Write again exactly the lines in the listing below, starting at the line with "Recreate this image" and ending at the line with "plt.rcParams['mathtext.it'] = 'Liberation", both included. Pictures are not copied.
═══ Given records ═══
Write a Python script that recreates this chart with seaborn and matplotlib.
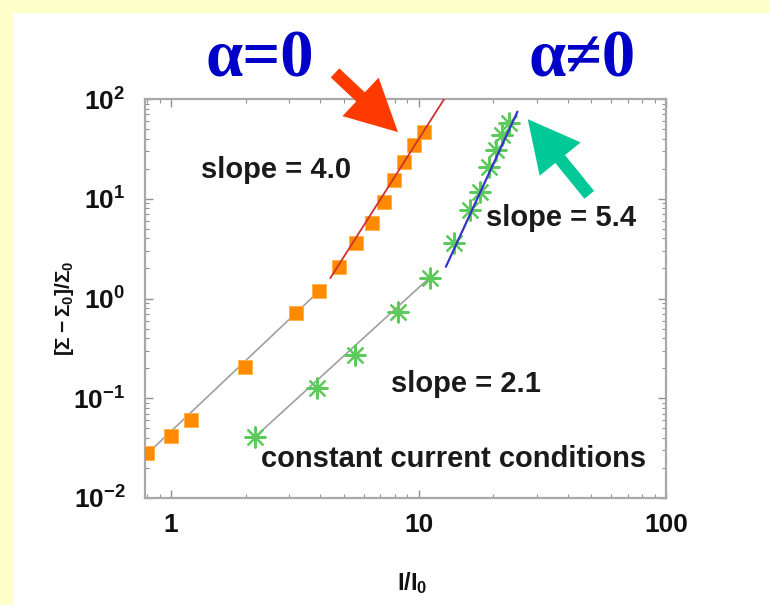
import numpy as np
import pandas as pd
import matplotlib
matplotlib.use("Agg")
import matplotlib.pyplot as plt
import seaborn as sns
from matplotlib.patches import Rectangle, FancyArrowPatch
from matplotlib.ticker import FixedLocator, FixedFormatter, LogLocator, NullFormatter

# ---------------- data ----------------
alpha0_x = [0.80, 1.00, 1.20, 1.99, 3.21, 3.97, 4.79, 5.61, 6.49, 7.24, 7.94, 8.72, 9.57, 10.5]
alpha0_y = [0.028, 0.042, 0.060, 0.207, 0.711, 1.20, 2.08, 3.58, 5.75, 9.34, 15.4, 23.5, 34.6, 47.0]

alphan_x = [2.19, 3.89, 5.56, 8.28, 11.1, 13.9, 16.2, 17.8, 19.3, 20.5, 21.8, 23.2]
alphan_y = [0.0412, 0.126, 0.271, 0.737, 1.62, 3.58, 7.71, 11.8, 20.9, 30.8, 43.5, 57.1]

# fit / guide lines (end points)
guide_a0_x = [0.78, 3.97]
guide_a0_y = [0.026, 1.19]
guide_an_x = [2.19, 11.1]
guide_an_y = [0.0412, 1.62]
fit_a0_x = [4.40, 12.7]
fit_a0_y = [1.60, 100.0]
fit_an_x = [12.9, 25.1]
fit_an_y = [2.08, 74.6]

xtick_vals = [1, 10, 100]
xtick_labels = ["1", "10", "100"]
ytick_vals = [0.01, 0.1, 1, 10, 100]
ytick_labels = [r"$10^{-2}$", r"$10^{-1}$", r"$10^{0}$", r"$10^{1}$", r"$10^{2}$"]

annotations = ["slope = 4.0", "slope = 5.4", "slope = 2.1", "constant current conditions"]
headers = ["\u03b1=0", "\u03b1\u22600"]

# ---------------- style ----------------
sns.set_theme(style="ticks")
plt.rcParams["font.family"] = ["Liberation Sans", "DejaVu Sans"]
plt.rcParams["font.weight"] = "bold"
plt.rcParams["mathtext.fontset"] = "custom"
plt.rcParams["mathtext.rm"] = "Liberation Sans:bold"
plt.rcParams["mathtext.it"] = "Liberation Sans:bold"
plt.rcParams["mathtext.bf"] = "Liberation Sans:bold"

W, H = 769, 605
fig = plt.figure(figsize=(W / 100, H / 100), dpi=100, facecolor="white")

def fx(px):
    return px / W

def fy(py):
    return 1 - py / H

# yellow frame strips
yellow = "#FFFFCC"
fig.patches.append(Rectangle((0, 0), fx(13), 1, transform=fig.transFigure,
                             facecolor=yellow, edgecolor="none", zorder=0))
fig.patches.append(Rectangle((0, fy(13)), 1, 13 / H, transform=fig.transFigure,
                             facecolor=yellow, edgecolor="none", zorder=0))

ax_l, ax_r, ax_t, ax_b = 145, 666, 99, 498
ax = fig.add_axes([fx(ax_l), fy(ax_b), fx(ax_r - ax_l), (ax_b - ax_t) / H])
ax.set_facecolor("white")

# guide lines
sns.lineplot(x=guide_a0_x, y=guide_a0_y, ax=ax, color="#a0a0a0", linewidth=1.2,
             sort=False, estimator=None, zorder=1)
sns.lineplot(x=guide_an_x, y=guide_an_y, ax=ax, color="#a0a0a0", linewidth=1.2,
             sort=False, estimator=None, zorder=1)

# markers
sns.scatterplot(x=alpha0_x, y=alpha0_y, ax=ax, marker="s", s=115,
                color="#FF8A00", edgecolor="#FFB040", linewidth=0.6, zorder=3)
sns.scatterplot(x=alphan_x, y=alphan_y, ax=ax, marker=(8, 2, 0), s=210,
                color="#5CCB5C", linewidth=1.6, zorder=3)

# fits
sns.lineplot(x=fit_a0_x, y=fit_a0_y, ax=ax, color="#D03030", linewidth=1.3,
             sort=False, estimator=None, zorder=4)
sns.lineplot(x=fit_an_x, y=fit_an_y, ax=ax, color="#3434C8", linewidth=1.6,
             sort=False, estimator=None, zorder=4)

ax.set_xscale("log")
ax.set_yscale("log")
ax.set_xlim(0.785, 100)
ax.set_ylim(0.01, 100)

ax.xaxis.set_major_locator(FixedLocator(xtick_vals))
ax.xaxis.set_major_formatter(FixedFormatter(xtick_labels))
ax.yaxis.set_major_locator(FixedLocator(ytick_vals))
ax.yaxis.set_major_formatter(FixedFormatter(ytick_labels))
ax.xaxis.set_minor_locator(LogLocator(base=10, subs=np.arange(2, 10), numticks=20))
ax.yaxis.set_minor_locator(LogLocator(base=10, subs=np.arange(2, 10), numticks=20))
ax.xaxis.set_minor_formatter(NullFormatter())
ax.yaxis.set_minor_formatter(NullFormatter())

spine_c = "#a8a8a8"
for sp in ax.spines.values():
    sp.set_visible(True)
    sp.set_color(spine_c)
    sp.set_linewidth(1.6)
ax.tick_params(which="both", direction="in", top=True, right=True, color="#909090")
ax.tick_params(which="major", length=6, width=1.0, labelsize=19, pad=11)
ax.tick_params(which="minor", length=3, width=0.8)
ax.tick_params(axis="y", which="major", pad=14)
for lab in ax.get_xticklabels() + ax.get_yticklabels():
    lab.set_fontweight("bold")
    lab.set_color("#111111")

ax.set_xlabel(r"I/I$_0$", fontsize=17, fontweight="bold", color="#111111")
ax.xaxis.set_label_coords((412 - ax_l) / (ax_r - ax_l), (ax_b - 583) / (ax_b - ax_t))
ax.xaxis.label.set_va("center")
ax.set_ylabel(r"$[\Sigma-\Sigma_0]/\Sigma_0$", fontsize=15, color="#111111")
ax.yaxis.set_label_coords((64 - ax_l) / (ax_r - ax_l), (ax_b - 308) / (ax_b - ax_t))
ax.yaxis.label.set_va("center")

# annotation texts
txt_pos = [(276, 170), (561, 218), (466, 384), (454, 459)]
for t, (px, py) in zip(annotations, txt_pos):
    fig.text(fx(px), fy(py), t, ha="center", va="center", fontsize=21,
             fontweight="bold", color="#1a1a1a")

# big blue headers
head_pos = [(260, 60), (582, 60)]
for t, (px, py) in zip(headers, head_pos):
    fig.text(fx(px), fy(py), t, ha="center", va="center", fontsize=48,
             fontweight="bold", color="#0000C8",
             family=["Liberation Serif", "DejaVu Serif"])

# arrows (figure pixel coordinates)
def arrow(p0, p1, color):
    a = FancyArrowPatch((p0[0], H - p0[1]), (p1[0], H - p1[1]),
                        transform=None,
                        arrowstyle="simple,head_length=37,head_width=38,tail_width=9",
                        mutation_scale=1, color=color, linewidth=0, zorder=10)
    fig.patches.append(a)

arrow((333, 71), (400, 134), "#FF3A00")
arrow((591, 197), (526, 117), "#00C896")

fig.savefig("out.png", dpi=100, facecolor="white")
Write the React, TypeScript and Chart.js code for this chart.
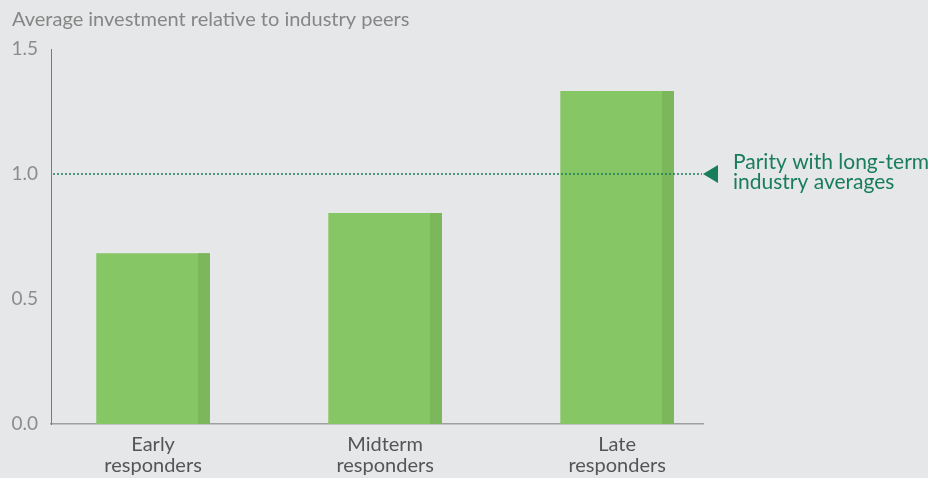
import React, { useEffect, useRef } from "react";
import { Chart, registerables } from "chart.js";

Chart.register(...registerables);

const titleText = "Average investment relative to industry peers";
const categoryLines: string[][] = [
  ["Early", "responders"],
  ["Midterm", "responders"],
  ["Late", "responders"],
];
const values = [0.683, 0.844, 1.332];
const yTicks = [0, 0.5, 1.0, 1.5];
const parityValue = 1.0;
const parityLabel = ["Parity with long-term", "industry averages"];

const BG = "#e6e7e8";
const BAR = "#86c664";
const BAR_DARK = "#7db75c";
const ANNO = "#187d5a";
const FONT = "Lato, 'Open Sans', sans-serif";

const stripPlugin = {
  id: "barStrip",
  afterDatasetsDraw(chart: any) {
    const ctx = chart.ctx;
    const meta = chart.getDatasetMeta(0);
    ctx.save();
    ctx.fillStyle = BAR_DARK;
    meta.data.forEach((el: any) => {
      const p = el.getProps(["x", "y", "base", "width"], true);
      const sw = p.width * 0.105;
      ctx.fillRect(p.x + p.width / 2 - sw, p.y, sw, p.base - p.y);
    });
    ctx.restore();
  },
};

const parityPlugin = {
  id: "parity",
  afterDatasetsDraw(chart: any) {
    const ctx = chart.ctx;
    const area = chart.chartArea;
    const y = chart.scales.y.getPixelForValue(parityValue);
    ctx.save();
    ctx.strokeStyle = ANNO;
    ctx.lineWidth = 1.5;
    ctx.setLineDash([2, 2]);
    ctx.beginPath();
    ctx.moveTo(area.left + 2, y);
    ctx.lineTo(area.right - 1, y);
    ctx.stroke();
    ctx.setLineDash([]);
    ctx.fillStyle = ANNO;
    ctx.beginPath();
    ctx.moveTo(area.right, y);
    ctx.lineTo(area.right + 15, y - 9);
    ctx.lineTo(area.right + 15, y + 9);
    ctx.closePath();
    ctx.fill();
    ctx.font = `21px ${FONT}`;
    ctx.textBaseline = "middle";
    ctx.textAlign = "left";
    ctx.fillText(parityLabel[0], area.right + 30, y - 12);
    ctx.fillText(parityLabel[1], area.right + 30, y + 8);
    ctx.restore();
  },
};

export default function App() {
  const ref = useRef<HTMLCanvasElement | null>(null);
  useEffect(() => {
    if (!ref.current) return;
    const chart = new Chart(ref.current, {
      type: "bar",
      data: {
        datasets: [
          {
            data: values.map((v, i) => ({ x: i, y: v })),
            backgroundColor: BAR,
            borderWidth: 0,
            categoryPercentage: 1,
            barPercentage: 0.49,
          },
        ],
      },
      options: {
        responsive: false,
        animation: false,
        layout: { padding: { left: 12, right: 225, top: 0, bottom: 0 } },
        plugins: {
          legend: { display: false },
          tooltip: { enabled: false },
          title: {
            display: true,
            text: titleText,
            align: "start",
            color: "#868686",
            font: { family: FONT, size: 20, weight: "normal", lineHeight: 1.2 },
            padding: { top: 8, bottom: 17 },
          },
        },
        scales: {
          x: {
            type: "linear",
            offset: false,
            min: -0.44,
            max: 2.37,
            afterBuildTicks: (scale: any) => {
              scale.ticks = categoryLines.map((_, i) => ({ value: i }));
            },
            afterFit: (scale: any) => {
              scale.height = 54;
            },
            grid: { display: false, drawTicks: false, offset: false },
            border: { display: true, color: "#a0a0a0", width: 1.5 },
            ticks: {
              padding: 10,
              color: "#555555",
              font: { family: FONT, size: 20, lineHeight: 1.05 },
              maxRotation: 0,
              autoSkip: false,
              callback: (v: any) => categoryLines[Math.round(Number(v))] || "",
            },
          },
          y: {
            min: yTicks[0],
            max: yTicks[yTicks.length - 1],
            afterBuildTicks: (scale: any) => {
              scale.ticks = yTicks.map((v) => ({ value: v }));
            },
            afterFit: (scale: any) => {
              scale.width = 39;
            },
            grid: { display: false, drawTicks: false },
            border: { display: true, color: "#7a7a7a", width: 1 },
            ticks: {
              padding: 13,
              color: "#8c8c8c",
              font: { family: FONT, size: 19 },
              callback: (v: any) => Number(v).toFixed(1),
            },
          },
        },
      },
      plugins: [stripPlugin, parityPlugin],
    });
    return () => chart.destroy();
  }, []);
  return (
    <div style={{ position: "fixed", left: 0, top: 0, width: 928, height: 478, background: BG }}>
      <canvas ref={ref} width={928} height={478} style={{ display: "block" }} />
    </div>
  );
}
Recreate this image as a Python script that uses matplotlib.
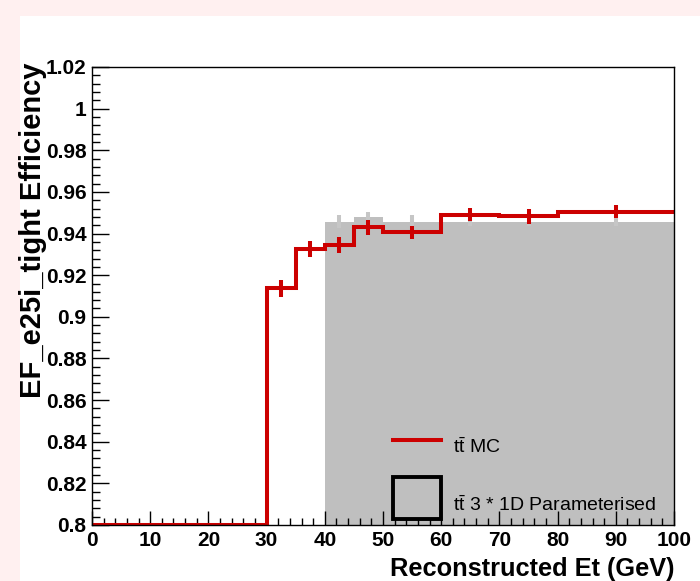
import numpy as np
import matplotlib
matplotlib.use('Agg')
import matplotlib.pyplot as plt
from matplotlib.patches import Rectangle
from matplotlib.ticker import MultipleLocator

plt.rcParams['font.family'] = ['Liberation Sans', 'DejaVu Sans']
plt.rcParams['mathtext.fontset'] = 'custom'
plt.rcParams['mathtext.rm'] = 'Liberation Sans'
plt.rcParams['mathtext.it'] = 'Liberation Sans'

# ttbar MC efficiency
mc_edges = [0, 30, 35, 40, 45, 50, 60, 70, 80, 100]
mc_eff = [0.0, 0.9137, 0.9324, 0.9345, 0.943, 0.9406, 0.949, 0.9484, 0.9505]
mc_err = [0.0, 0.004, 0.0038, 0.0037, 0.0037, 0.0032, 0.0032, 0.0036, 0.0032]

# parameterised efficiency (3 * 1D)
par_edges = [40, 45, 50, 60, 70, 80, 100]
par_eff = [0.9457, 0.9478, 0.9457, 0.9457, 0.9457, 0.9457]
par_err = [0.003, 0.0027, 0.0032, 0.002, 0.002, 0.002]

ymin, ymax = 0.8, 1.02
red = '#cc0000'
grey = '#bfbfbf'
lw = 2.9

fig = plt.figure(figsize=(7, 5.81), dpi=100)
fig.patch.set_facecolor('#fff0f0')
fig.patches.append(Rectangle((20 / 700, 0), 680 / 700, 1 - 16 / 581,
                             transform=fig.transFigure, facecolor='white',
                             edgecolor='none', zorder=-10))

ax = fig.add_axes([92 / 700, 1 - 525 / 581, 582 / 700, 458 / 581])
ax.set_facecolor('none')

# grey filled histogram
pe = np.array(par_edges, dtype=float)
pv = np.array(par_eff)
ax.stairs(pv, pe, baseline=ymin, fill=True, color=grey, zorder=1)
pc = (pe[:-1] + pe[1:]) / 2
ax.vlines(pc, pv - np.array(par_err), pv + np.array(par_err),
          color='#c6c6c6', lw=lw, zorder=1)

# red MC histogram with error bars
me = np.array(mc_edges, dtype=float)
mv = np.maximum(np.array(mc_eff), ymin)
ax.stairs(mv, me, baseline=None, color=red, lw=lw, zorder=3)
mc = (me[:-1] + me[1:]) / 2
merr = np.array(mc_err)
sel = merr > 0
ax.vlines(mc[sel], mv[sel] - merr[sel], mv[sel] + merr[sel],
          color=red, lw=lw, zorder=3)

ax.set_xlim(0, 100)
ax.set_ylim(ymin, ymax)
ax.xaxis.set_major_locator(MultipleLocator(10))
ax.xaxis.set_minor_locator(MultipleLocator(2))
ax.yaxis.set_minor_locator(MultipleLocator(0.004))
ax.set_yticks(np.arange(0.8, 1.0201, 0.02))
ax.set_yticklabels(['0.8', '0.82', '0.84', '0.86', '0.88', '0.9', '0.92',
                    '0.94', '0.96', '0.98', '1', '1.02'])
ax.tick_params(axis='x', which='major', direction='in', length=10, width=1,
               pad=4, labelsize=15)
ax.tick_params(axis='x', which='minor', direction='in', length=5, width=1)
ax.tick_params(axis='y', which='major', direction='in', length=12.5, width=1,
               pad=4, labelsize=15)
ax.tick_params(axis='y', which='minor', direction='in', length=6, width=1)
for lab in ax.get_xticklabels() + ax.get_yticklabels():
    lab.set_fontweight('bold')
for s in ax.spines.values():
    s.set_linewidth(1)
    s.set_zorder(5)

ax.set_xlabel('Reconstructed Et (GeV)', fontsize=18.3, fontweight='bold')
ax.xaxis.set_label_coords(1.0, -0.097)
ax.xaxis.label.set_horizontalalignment('right')
ax.xaxis.label.set_verticalalignment('center')
ax.set_ylabel('EF_e25i_tight Efficiency', fontsize=21, fontweight='bold')
ax.yaxis.set_label_coords(-0.101, 1.01)
ax.yaxis.label.set_verticalalignment('center')
ax.yaxis.label.set_horizontalalignment('right')

# legend, drawn by hand in axes fraction
tr = ax.transAxes
ax.plot([0.517, 0.600], [0.186, 0.186], color=red, lw=lw, transform=tr,
        clip_on=False, zorder=6)
ax.text(0.620, 0.170, r'$\mathregular{t\bar{t}}$ MC', transform=tr,
        fontsize=14, va='center', ha='left', zorder=6)
ax.add_patch(Rectangle((0.517, 0.013), 0.083, 0.092, transform=tr,
                       facecolor='none', edgecolor='black', lw=2.8, zorder=6))
ax.text(0.620, 0.044, r'$\mathregular{t\bar{t}}$ 3 * 1D Parameterised',
        transform=tr, fontsize=14, va='center', ha='left', zorder=6)

fig.savefig('out.png', dpi=100, facecolor=fig.get_facecolor())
═══
Answer below -
Recreate this image as a Python script that uses matplotlib.
import numpy as np
import matplotlib
matplotlib.use('Agg')
import matplotlib.pyplot as plt
from matplotlib.patches import Rectangle
from matplotlib.ticker import MultipleLocator

plt.rcParams['font.family'] = ['Liberation Sans', 'DejaVu Sans']
plt.rcParams['mathtext.fontset'] = 'custom'
plt.rcParams['mathtext.rm'] = 'Liberation Sans'
plt.rcParams['mathtext.it'] = 'Liberation Sans'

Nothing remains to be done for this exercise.